La création du RSA n'a jamais été comprise par l'électorat UMP, qui y a vu un pas de plus vers l'assistanat là où, au contraire, l'idée était de mieux accompagner les RMistes vers l'emploi. Il y a en réalité deux RSA : le RSA socle qui correspond à l'ancien Revenu minimum d'insertion (RMI) et est touché par environ 1,2 million de personnes. Et le RSA activité, qui concerne 730.000 personnes qui travaillent à temps partiel et bénéficient d'une aide dégressive destinée à financer les surcoûts (transport, garde d'enfants...), qui souvent dissuadent les personnes concernées de reprendre un emploi. Cette idée n'est pas nouvelle : elle avait déjà, en 2000, inspiré Lionel Jospin qui avait tenté d'instituer en France une sorte d'impôt négatif. C'est ainsi qu'est née la fameuse prime pour l'emploi qui, tout en ayant la même vocation, n'a pas eu la même efficacité, se dévoyant progressivement avec le temps en une subvention de l'État aux salariés modestes.

Martin Hirsch a eu raison de convaincre Nicolas Sarkozy de créer le RSA activité pour instituer une sorte de « bouclier fiscal des pauvres » et faire en sorte que la reprise d'un travail paye. Alors oui, au passage, Hirsch a négligé le fait que, en pleine crise, le passage du RSA socle au RSA activité deviendrait encore plus difficile. Avec la montée du chômage et celle, plus récente, de l'inflation, il y a de plus en plus de barrières à l'entrée sur le marché du travail pour des personnes dont le niveau de formation ne dépasse pas le CAP. Les faire travailler 5 heures par semaine, de façon plus ou moins forcée, dans des emplois subalternes, ne changera pas grand-chose à leur employabilité.

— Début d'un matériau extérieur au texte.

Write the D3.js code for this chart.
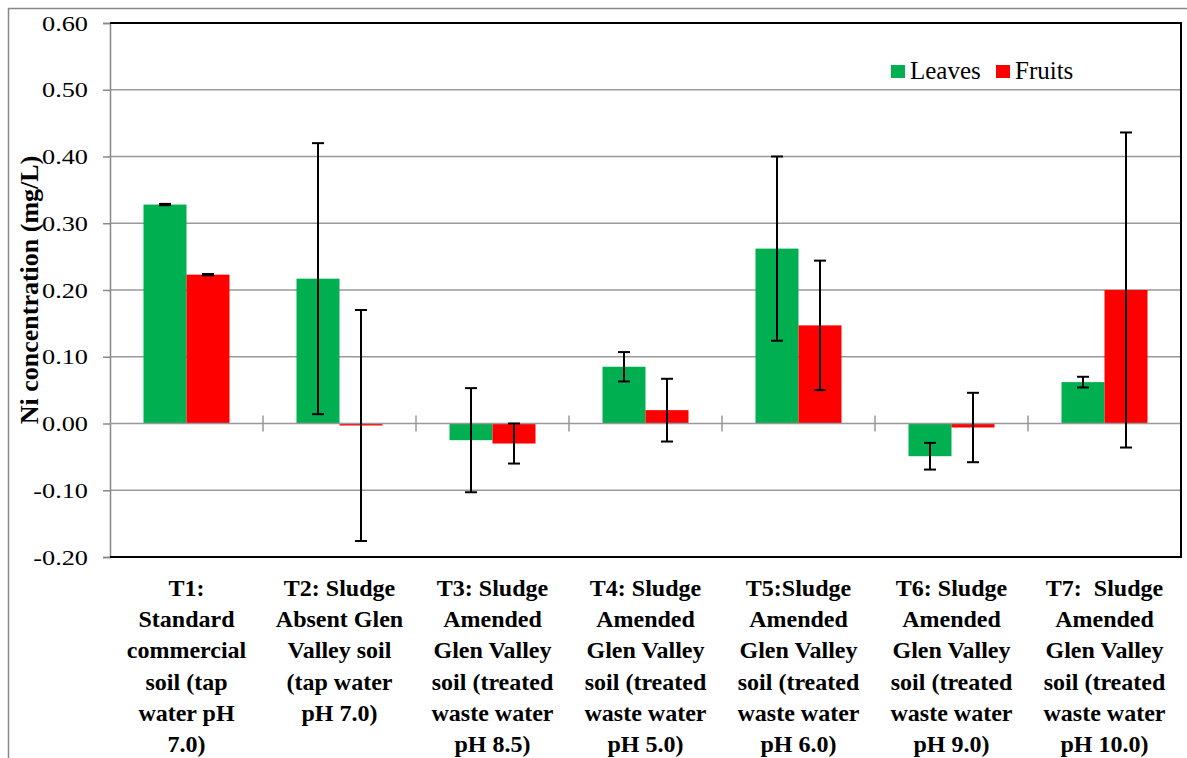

Comme le dit Pierre Méhaignerie, président de la commission des Affaires sociales de l'Assemblée nationale, on peut douter que les collectivités locales gèrent 5 millions d'heures de travaux d'intérêt public par semaine... Nul ne sait d'ailleurs comment les financer, même si, autre polémique lancée par Martin Hirsch, il semblerait que Bercy ait empoché l'excédent de 1 milliard d'euros, issu de la trop lente montée en puissance du RSA activité, financé par une contribution de 1,1 % sur les revenus de l'épargne. François Baroin a eu beau démentir l'« entourloupe », le mal est fait : même rémunéré, le contrat unique d'insertion est assimilé au Service du travail obligatoire (STO) de sinistre mémoire par le Parti communiste.

Plutôt que des fausses pistes politiciennes autour de l'assistanat, l'UMP ferait mieux de traiter ce sujet avec le sérieux qu'il mérite. Et si le problème venait du fait que l'incitation à la reprise d'un emploi est devenue trop faible ? C'est la thèse du think tank Terra Nova qui, dans une note sur « les politiques de lutte contre la pauvreté », plaide pour une revalorisation du RSA activité en l'indexant sur les prix. Bien sûr, le danger serait que l'État se mette à « assister » les employeurs qui, trop contents de l'effet d'aubaine, se garderaient d'augmenter les salaires... Mais ce serait toujours mieux qu'un travail forcé et improductif.